Периодически что-нибудь скачиваю у Лукьяненко. Читаю, плююсь, потом удаляю, потом через некоторое время хочется прочитать что-нибудь у Лукьяненко, снова скачиваю, читаю, плююсь… Я так много всякой фигни читаю. Хорошие книжки я покупаю на бумаге, а плохие скачиваю на мобильник. Поэтому если у меня мобильный украдут или изымут во время обыска, то Life News достаточно опубликовать список книжек, которые у меня скачаны на айфон, — и все, позор, я эмигрирую и поменяю имя. Потому что я скачиваю только всякое говно.
Из фантастики вот «Град обреченный» Стругацких очень хорошая. Я вообще не понимаю, как она сделана. Там в чем суть? Какие-то чуваки оказываются в месте, где проводится типа эксперимент: то обезьяны на город нападут, то солнце выключится, то еще что-то. Ты это все читаешь — диалоги, события, а потом в какой-то момент понимаешь, что они находятся в аду. Просто к тебе приходит такое осознание. Потом, уже страниц через пятьдесят, для совсем тупых второстепенный персонаж прямым текстом говорит, что они все умерли и попали в ад. Но я-то это поняла до, и я разговаривала со своими знакомыми — и они тоже все поняли до, хотя и на разных страницах. И я до сих пор не знаю, как это сделано. Еще из любимых книг Натали Саррот «Тропизмы», она *********** [очень хорошая]. Как «Малхолланд Драйв», только книга, и создана на шестьдесят лет раньше.

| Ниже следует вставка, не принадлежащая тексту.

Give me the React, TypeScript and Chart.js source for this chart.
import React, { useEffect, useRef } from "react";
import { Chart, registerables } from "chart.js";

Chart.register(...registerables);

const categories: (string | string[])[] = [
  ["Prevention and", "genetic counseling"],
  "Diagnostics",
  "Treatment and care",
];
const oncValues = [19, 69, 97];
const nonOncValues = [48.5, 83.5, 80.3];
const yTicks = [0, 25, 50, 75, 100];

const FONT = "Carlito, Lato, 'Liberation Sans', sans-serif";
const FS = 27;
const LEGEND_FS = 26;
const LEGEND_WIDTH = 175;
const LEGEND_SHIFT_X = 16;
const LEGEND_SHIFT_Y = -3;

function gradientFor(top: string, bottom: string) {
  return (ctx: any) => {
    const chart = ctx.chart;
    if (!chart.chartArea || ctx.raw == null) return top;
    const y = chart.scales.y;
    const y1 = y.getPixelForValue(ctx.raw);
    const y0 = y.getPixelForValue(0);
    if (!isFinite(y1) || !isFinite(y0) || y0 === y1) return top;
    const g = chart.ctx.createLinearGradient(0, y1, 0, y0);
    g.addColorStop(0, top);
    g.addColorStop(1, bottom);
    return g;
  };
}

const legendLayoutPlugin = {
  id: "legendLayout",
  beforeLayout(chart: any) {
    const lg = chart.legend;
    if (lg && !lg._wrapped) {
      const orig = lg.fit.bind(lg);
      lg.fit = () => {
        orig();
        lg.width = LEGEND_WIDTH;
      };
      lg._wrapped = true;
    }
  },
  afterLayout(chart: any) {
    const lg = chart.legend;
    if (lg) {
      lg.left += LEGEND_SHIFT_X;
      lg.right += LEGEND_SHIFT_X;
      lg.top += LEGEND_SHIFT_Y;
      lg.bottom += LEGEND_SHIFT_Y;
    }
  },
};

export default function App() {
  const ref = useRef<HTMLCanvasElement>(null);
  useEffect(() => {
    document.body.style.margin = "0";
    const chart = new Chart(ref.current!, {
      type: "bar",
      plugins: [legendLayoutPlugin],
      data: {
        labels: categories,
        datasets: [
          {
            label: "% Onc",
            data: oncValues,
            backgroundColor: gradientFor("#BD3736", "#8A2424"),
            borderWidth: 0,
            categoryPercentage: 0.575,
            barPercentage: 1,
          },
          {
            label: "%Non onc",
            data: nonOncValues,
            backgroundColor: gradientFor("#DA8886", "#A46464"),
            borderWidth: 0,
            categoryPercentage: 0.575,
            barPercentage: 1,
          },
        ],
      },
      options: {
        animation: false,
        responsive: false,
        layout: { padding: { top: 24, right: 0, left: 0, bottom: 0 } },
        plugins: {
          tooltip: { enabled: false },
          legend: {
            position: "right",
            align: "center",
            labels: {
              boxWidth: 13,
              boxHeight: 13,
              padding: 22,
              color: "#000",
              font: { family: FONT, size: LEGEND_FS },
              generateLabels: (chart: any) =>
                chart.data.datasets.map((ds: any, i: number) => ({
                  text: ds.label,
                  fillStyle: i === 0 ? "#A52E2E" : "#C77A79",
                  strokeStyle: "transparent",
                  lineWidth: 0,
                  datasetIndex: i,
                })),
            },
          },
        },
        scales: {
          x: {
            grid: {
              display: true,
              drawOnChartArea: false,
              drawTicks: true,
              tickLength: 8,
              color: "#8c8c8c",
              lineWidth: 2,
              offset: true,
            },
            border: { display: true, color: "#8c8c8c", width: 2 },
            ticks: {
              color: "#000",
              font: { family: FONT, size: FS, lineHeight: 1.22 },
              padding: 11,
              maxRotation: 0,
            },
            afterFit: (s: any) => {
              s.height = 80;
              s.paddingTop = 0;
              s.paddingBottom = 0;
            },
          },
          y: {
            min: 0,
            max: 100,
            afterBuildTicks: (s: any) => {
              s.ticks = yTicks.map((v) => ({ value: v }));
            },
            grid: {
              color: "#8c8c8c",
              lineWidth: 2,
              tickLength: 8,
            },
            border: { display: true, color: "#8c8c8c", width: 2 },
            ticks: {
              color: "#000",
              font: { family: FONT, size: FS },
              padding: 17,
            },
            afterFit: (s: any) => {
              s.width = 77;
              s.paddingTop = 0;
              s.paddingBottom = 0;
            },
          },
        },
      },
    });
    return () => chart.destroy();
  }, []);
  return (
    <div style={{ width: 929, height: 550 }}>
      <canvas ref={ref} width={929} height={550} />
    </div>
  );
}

А бумажную книжку очень интересную, Софьи Ковалевской, недавно в библиотеке случайно нашла. Феминистская проза совершенно.
В какой библиотеке?
Обычной, районной. Только не пишите, в каком районе, потому что я не афиширую, где живу. Она очень хорошая. Там курсы по рисунку открыли, я на них хожу. Сделали полку, где можно книжками меняться. Интернет бесплатный. Очень много литературы на языках стран СНГ. Я там познакомилась с кучей рабочих из Таджикистана, мы подружились, они ходят учить русский язык, приходят и по учебникам занимаются. Там есть доска объявлений, и это самая живая доска объявлений на районе. Если тебе надо отдать стул или купить пианино, пишешь объявление, и тебе начинают звонить люди. Там можно всегда найти себе котенка или чувака, чтобы вместе в парке бегать. Или удачно продать сапоги, которые не подошли. Я очень люблю библиотеки, на самом деле. Это я все говорю, потому что я им задолжала книжку. Я просто боюсь позора, потому что у меня там хорошая репутация. Они откроют мой формуляр и скажут: «Лена, вы брали книгу в апреле? В апреле? А сейчас август?» Очень страшно.